- _Exercise aim_: Write out each line word for word. Drop pictures.

- _Available data_:
◆ ◆ ◆ ◆

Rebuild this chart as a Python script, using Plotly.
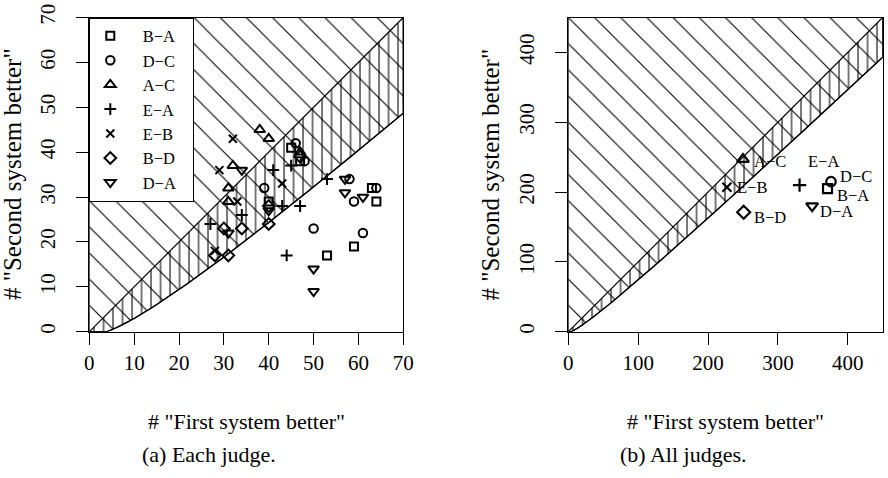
import numpy as np
import plotly.graph_objects as go

FONT = "Liberation Serif"
W, H = 888, 478

# ---------------- data ----------------
PAIRS = ["B−A", "D−C", "A−C", "E−A", "E−B", "B−D", "D−A"]

# panel (a): one point per judge  (# "first system better", # "second system better")
BA_FIRST = [45, 47, 40, 63, 64, 59, 53]
BA_SECOND = [41, 38, 29, 32, 29, 19, 17]
DC_FIRST = [46, 48, 58, 59, 64, 39, 50, 61]
DC_SECOND = [42, 38, 34, 29, 32, 32, 23, 22]
AC_FIRST = [38, 40, 32, 31, 31, 47]
AC_SECOND = [45, 43, 37, 32, 29, 40]
EA_FIRST = [41, 45, 53, 43, 47, 44, 34, 27]
EA_SECOND = [36, 37, 34, 28, 28, 17, 26, 24]
EB_FIRST = [32, 29, 43, 33, 28]
EB_SECOND = [43, 36, 33, 29, 18]
BD_FIRST = [40, 40, 34, 30, 28, 31, 47]
BD_SECOND = [28, 24, 23, 23, 17, 17, 39]
DA_FIRST = [34, 57, 57, 61, 40, 31, 50, 50]
DA_SECOND = [36, 34, 31, 30, 27, 22, 14, 9]

FIRST_BY_PAIR = [BA_FIRST, DC_FIRST, AC_FIRST, EA_FIRST, EB_FIRST, BD_FIRST, DA_FIRST]
SECOND_BY_PAIR = [BA_SECOND, DC_SECOND, AC_SECOND, EA_SECOND, EB_SECOND, BD_SECOND, DA_SECOND]

# panel (b): all judges pooled
TOTAL_FIRST = [371, 376, 250, 331, 227, 251, 349]
TOTAL_SECOND = [205, 215, 247, 210, 207, 171, 180]

TICKS_A = [0, 10, 20, 30, 40, 50, 60, 70]
TICKS_B = [0, 100, 200, 300, 400]
RANGE_A = [0, 70]
RANGE_B = [0, 450]
Z_CRIT = 1.96  # two-sided 5% sign test (normal approx.)

# ---------------- styles ----------------
SYMBOLS = ["square-open", "circle-open", "triangle-up-open", "cross-thin-open",
           "x-thin-open", "diamond-open", "triangle-down-open"]
SIZES = [8, 8.5, 9.5, 8.5, 8, 9, 9.5]
LABEL_DX = [7, 7, 9, 24, 8, 8, 6]
LABEL_DY = [-7, 5, -2, 24, 0, -5, -5]
LABEL_ANCHOR = ["left", "left", "left", "center", "left", "left", "left"]

PX_L, PX_R = 89.3, 403.3
PX_L2, PX_R2 = 568.3, 882.7
PY_T, PY_B = 17.5, 331.7


def boundary(xmax):
    r = (-Z_CRIT + np.sqrt(Z_CRIT ** 2 + 8 * xmax)) / 2
    s = np.linspace(Z_CRIT ** 2, r ** 2, 300)
    return (s + Z_CRIT * np.sqrt(s)) / 2, (s - Z_CRIT * np.sqrt(s)) / 2


fig = go.Figure()


def add_regions(xmax, xa, ya):
    cx, cy = boundary(xmax)
    # region where "first better" is not significant: diagonal hatching
    px = list(cx) + [xmax, 0, 0, cx[0]]
    py = list(cy) + [xmax, xmax, 0, cy[0]]
    fig.add_trace(go.Scatter(
        x=px, y=py, mode="lines", fill="toself", fillcolor="rgba(0,0,0,0)",
        fillpattern=dict(shape="\\", size=18.5, solidity=0.06, fgcolor="black",
                         bgcolor="rgba(0,0,0,0)", fillmode="replace"),
        line=dict(color="black", width=1.2), xaxis=xa, yaxis=ya,
        showlegend=False, hoverinfo="skip"))
    # band between the diagonal and the significance curve: vertical hatching
    bx = [0, xmax, xmax] + list(cx[::-1]) + [0]
    by = [0, xmax, cy[-1]] + list(cy[::-1]) + [0]
    fig.add_trace(go.Scatter(
        x=bx, y=by, mode="lines", fill="toself", fillcolor="rgba(0,0,0,0)",
        fillpattern=dict(shape="|", size=9.5, solidity=0.11, fgcolor="black",
                         bgcolor="rgba(0,0,0,0)", fillmode="replace"),
        line=dict(color="black", width=1.2), xaxis=xa, yaxis=ya,
        showlegend=False, hoverinfo="skip"))


add_regions(RANGE_A[1], "x", "y")
add_regions(RANGE_B[1], "x2", "y2")

NB = "\u00a0"
for i, name in enumerate(PAIRS):
    fig.add_trace(go.Scatter(
        x=FIRST_BY_PAIR[i], y=SECOND_BY_PAIR[i], mode="markers",
        name=NB * 3 + name + NB * 3,
        marker=dict(symbol=SYMBOLS[i], size=SIZES[i], color="black",
                    line=dict(width=2, color="black")),
        xaxis="x", yaxis="y", showlegend=True))

for i, name in enumerate(PAIRS):
    fig.add_trace(go.Scatter(
        x=[TOTAL_FIRST[i]], y=[TOTAL_SECOND[i]], mode="markers",
        marker=dict(symbol=SYMBOLS[i], size=SIZES[i] + 1, color="black",
                    line=dict(width=2.2, color="black")),
        xaxis="x2", yaxis="y2", showlegend=False))

annotations = []
for i, name in enumerate(PAIRS):
    annotations.append(dict(
        x=TOTAL_FIRST[i], y=TOTAL_SECOND[i], xref="x2", yref="y2", text=name,
        showarrow=False, xanchor=LABEL_ANCHOR[i], yanchor="middle",
        xshift=LABEL_DX[i], yshift=LABEL_DY[i],
        font=dict(family=FONT, size=16.5, color="black")))

title_font = dict(family=FONT, size=22, color="black")
for dom, cap, capx in [("x domain", "(a) Each judge.", 208.5), ("x2 domain", "(b) All judges.", 683.5)]:
    annotations.append(dict(x=0.5, xref=dom, y=1 - 421 / H, yref="paper",
                            text='# "First system better"', showarrow=False,
                            xanchor="center", yanchor="middle", font=title_font))
    annotations.append(dict(x=capx / W, xref="paper", y=1 - 454 / H, yref="paper",
                            text=cap, showarrow=False, xanchor="center",
                            yanchor="middle", font=title_font))
for px in [12.5, 490]:
    annotations.append(dict(x=px / W, xref="paper", y=1 - 174.5 / H, yref="paper",
                            text='# "Second system better"', showarrow=False,
                            textangle=-90, xanchor="center", yanchor="middle",
                            font=dict(family=FONT, size=25, color="black")))


def axis(domain, rng, ticks, anchor, angle, standoff):
    return dict(domain=domain, range=rng, tickvals=ticks, ticks="outside",
                ticklen=12, tickwidth=1, tickcolor="black", showline=True,
                linecolor="black", linewidth=1, mirror=True, showgrid=False,
                zeroline=False, anchor=anchor, tickangle=angle,
                ticklabelstandoff=standoff, automargin=False,
                tickfont=dict(family=FONT, size=21, color="black"))


ydom = [1 - PY_B / H, 1 - PY_T / H]
fig.update_layout(
    width=W, height=H, margin=dict(l=0, r=0, t=0, b=0, autoexpand=False),
    paper_bgcolor="white", plot_bgcolor="white",
    font=dict(family=FONT, color="black"),
    xaxis=axis([PX_L / W, PX_R / W], RANGE_A, TICKS_A, "y", 0, 0),
    yaxis=axis(ydom, RANGE_A, TICKS_A, "x", -90, 13),
    xaxis2=axis([PX_L2 / W, PX_R2 / W], RANGE_B, TICKS_B, "y2", 0, 0),
    yaxis2=axis(ydom, RANGE_B, TICKS_B, "x2", -90, 13),
    legend=dict(x=PX_L / W, y=1 - PY_T / H, xanchor="left", yanchor="top",
                bgcolor="white", bordercolor="black", borderwidth=1,
                font=dict(family=FONT, size=16.5, color="black"),
                tracegroupgap=0, itemwidth=30),
    annotations=annotations,
)

fig.write_html("out.html")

◆ ◆ ◆ ◆

- _Written reply_:
Rebuild this chart as a Python script, using Plotly.
import numpy as np
import plotly.graph_objects as go

FONT = "Liberation Serif"
W, H = 888, 478

# ---------------- data ----------------
PAIRS = ["B−A", "D−C", "A−C", "E−A", "E−B", "B−D", "D−A"]

# panel (a): one point per judge  (# "first system better", # "second system better")
BA_FIRST = [45, 47, 40, 63, 64, 59, 53]
BA_SECOND = [41, 38, 29, 32, 29, 19, 17]
DC_FIRST = [46, 48, 58, 59, 64, 39, 50, 61]
DC_SECOND = [42, 38, 34, 29, 32, 32, 23, 22]
AC_FIRST = [38, 40, 32, 31, 31, 47]
AC_SECOND = [45, 43, 37, 32, 29, 40]
EA_FIRST = [41, 45, 53, 43, 47, 44, 34, 27]
EA_SECOND = [36, 37, 34, 28, 28, 17, 26, 24]
EB_FIRST = [32, 29, 43, 33, 28]
EB_SECOND = [43, 36, 33, 29, 18]
BD_FIRST = [40, 40, 34, 30, 28, 31, 47]
BD_SECOND = [28, 24, 23, 23, 17, 17, 39]
DA_FIRST = [34, 57, 57, 61, 40, 31, 50, 50]
DA_SECOND = [36, 34, 31, 30, 27, 22, 14, 9]

FIRST_BY_PAIR = [BA_FIRST, DC_FIRST, AC_FIRST, EA_FIRST, EB_FIRST, BD_FIRST, DA_FIRST]
SECOND_BY_PAIR = [BA_SECOND, DC_SECOND, AC_SECOND, EA_SECOND, EB_SECOND, BD_SECOND, DA_SECOND]

# panel (b): all judges pooled
TOTAL_FIRST = [371, 376, 250, 331, 227, 251, 349]
TOTAL_SECOND = [205, 215, 247, 210, 207, 171, 180]

TICKS_A = [0, 10, 20, 30, 40, 50, 60, 70]
TICKS_B = [0, 100, 200, 300, 400]
RANGE_A = [0, 70]
RANGE_B = [0, 450]
Z_CRIT = 1.96  # two-sided 5% sign test (normal approx.)

# ---------------- styles ----------------
SYMBOLS = ["square-open", "circle-open", "triangle-up-open", "cross-thin-open",
           "x-thin-open", "diamond-open", "triangle-down-open"]
SIZES = [8, 8.5, 9.5, 8.5, 8, 9, 9.5]
LABEL_DX = [7, 7, 9, 24, 8, 8, 6]
LABEL_DY = [-7, 5, -2, 24, 0, -5, -5]
LABEL_ANCHOR = ["left", "left", "left", "center", "left", "left", "left"]

PX_L, PX_R = 89.3, 403.3
PX_L2, PX_R2 = 568.3, 882.7
PY_T, PY_B = 17.5, 331.7


def boundary(xmax):
    r = (-Z_CRIT + np.sqrt(Z_CRIT ** 2 + 8 * xmax)) / 2
    s = np.linspace(Z_CRIT ** 2, r ** 2, 300)
    return (s + Z_CRIT * np.sqrt(s)) / 2, (s - Z_CRIT * np.sqrt(s)) / 2


fig = go.Figure()


def add_regions(xmax, xa, ya):
    cx, cy = boundary(xmax)
    # region where "first better" is not significant: diagonal hatching
    px = list(cx) + [xmax, 0, 0, cx[0]]
    py = list(cy) + [xmax, xmax, 0, cy[0]]
    fig.add_trace(go.Scatter(
        x=px, y=py, mode="lines", fill="toself", fillcolor="rgba(0,0,0,0)",
        fillpattern=dict(shape="\\", size=18.5, solidity=0.06, fgcolor="black",
                         bgcolor="rgba(0,0,0,0)", fillmode="replace"),
        line=dict(color="black", width=1.2), xaxis=xa, yaxis=ya,
        showlegend=False, hoverinfo="skip"))
    # band between the diagonal and the significance curve: vertical hatching
    bx = [0, xmax, xmax] + list(cx[::-1]) + [0]
    by = [0, xmax, cy[-1]] + list(cy[::-1]) + [0]
    fig.add_trace(go.Scatter(
        x=bx, y=by, mode="lines", fill="toself", fillcolor="rgba(0,0,0,0)",
        fillpattern=dict(shape="|", size=9.5, solidity=0.11, fgcolor="black",
                         bgcolor="rgba(0,0,0,0)", fillmode="replace"),
        line=dict(color="black", width=1.2), xaxis=xa, yaxis=ya,
        showlegend=False, hoverinfo="skip"))


add_regions(RANGE_A[1], "x", "y")
add_regions(RANGE_B[1], "x2", "y2")

NB = "\u00a0"
for i, name in enumerate(PAIRS):
    fig.add_trace(go.Scatter(
        x=FIRST_BY_PAIR[i], y=SECOND_BY_PAIR[i], mode="markers",
        name=NB * 3 + name + NB * 3,
        marker=dict(symbol=SYMBOLS[i], size=SIZES[i], color="black",
                    line=dict(width=2, color="black")),
        xaxis="x", yaxis="y", showlegend=True))

for i, name in enumerate(PAIRS):
    fig.add_trace(go.Scatter(
        x=[TOTAL_FIRST[i]], y=[TOTAL_SECOND[i]], mode="markers",
        marker=dict(symbol=SYMBOLS[i], size=SIZES[i] + 1, color="black",
                    line=dict(width=2.2, color="black")),
        xaxis="x2", yaxis="y2", showlegend=False))

annotations = []
for i, name in enumerate(PAIRS):
    annotations.append(dict(
        x=TOTAL_FIRST[i], y=TOTAL_SECOND[i], xref="x2", yref="y2", text=name,
        showarrow=False, xanchor=LABEL_ANCHOR[i], yanchor="middle",
        xshift=LABEL_DX[i], yshift=LABEL_DY[i],
        font=dict(family=FONT, size=16.5, color="black")))

title_font = dict(family=FONT, size=22, color="black")
for dom, cap, capx in [("x domain", "(a) Each judge.", 208.5), ("x2 domain", "(b) All judges.", 683.5)]:
    annotations.append(dict(x=0.5, xref=dom, y=1 - 421 / H, yref="paper",
                            text='# "First system better"', showarrow=False,
                            xanchor="center", yanchor="middle", font=title_font))
    annotations.append(dict(x=capx / W, xref="paper", y=1 - 454 / H, yref="paper",
                            text=cap, showarrow=False, xanchor="center",
                            yanchor="middle", font=title_font))
for px in [12.5, 490]:
    annotations.append(dict(x=px / W, xref="paper", y=1 - 174.5 / H, yref="paper",
                            text='# "Second system better"', showarrow=False,
                            textangle=-90, xanchor="center", yanchor="middle",
                            font=dict(family=FONT, size=25, color="black")))


def axis(domain, rng, ticks, anchor, angle, standoff):
    return dict(domain=domain, range=rng, tickvals=ticks, ticks="outside",
                ticklen=12, tickwidth=1, tickcolor="black", showline=True,
                linecolor="black", linewidth=1, mirror=True, showgrid=False,
                zeroline=False, anchor=anchor, tickangle=angle,
                ticklabelstandoff=standoff, automargin=False,
                tickfont=dict(family=FONT, size=21, color="black"))


ydom = [1 - PY_B / H, 1 - PY_T / H]
fig.update_layout(
    width=W, height=H, margin=dict(l=0, r=0, t=0, b=0, autoexpand=False),
    paper_bgcolor="white", plot_bgcolor="white",
    font=dict(family=FONT, color="black"),
    xaxis=axis([PX_L / W, PX_R / W], RANGE_A, TICKS_A, "y", 0, 0),
    yaxis=axis(ydom, RANGE_A, TICKS_A, "x", -90, 13),
    xaxis2=axis([PX_L2 / W, PX_R2 / W], RANGE_B, TICKS_B, "y2", 0, 0),
    yaxis2=axis(ydom, RANGE_B, TICKS_B, "x2", -90, 13),
    legend=dict(x=PX_L / W, y=1 - PY_T / H, xanchor="left", yanchor="top",
                bgcolor="white", bordercolor="black", borderwidth=1,
                font=dict(family=FONT, size=16.5, color="black"),
                tracegroupgap=0, itemwidth=30),
    annotations=annotations,
)

fig.write_html("out.html")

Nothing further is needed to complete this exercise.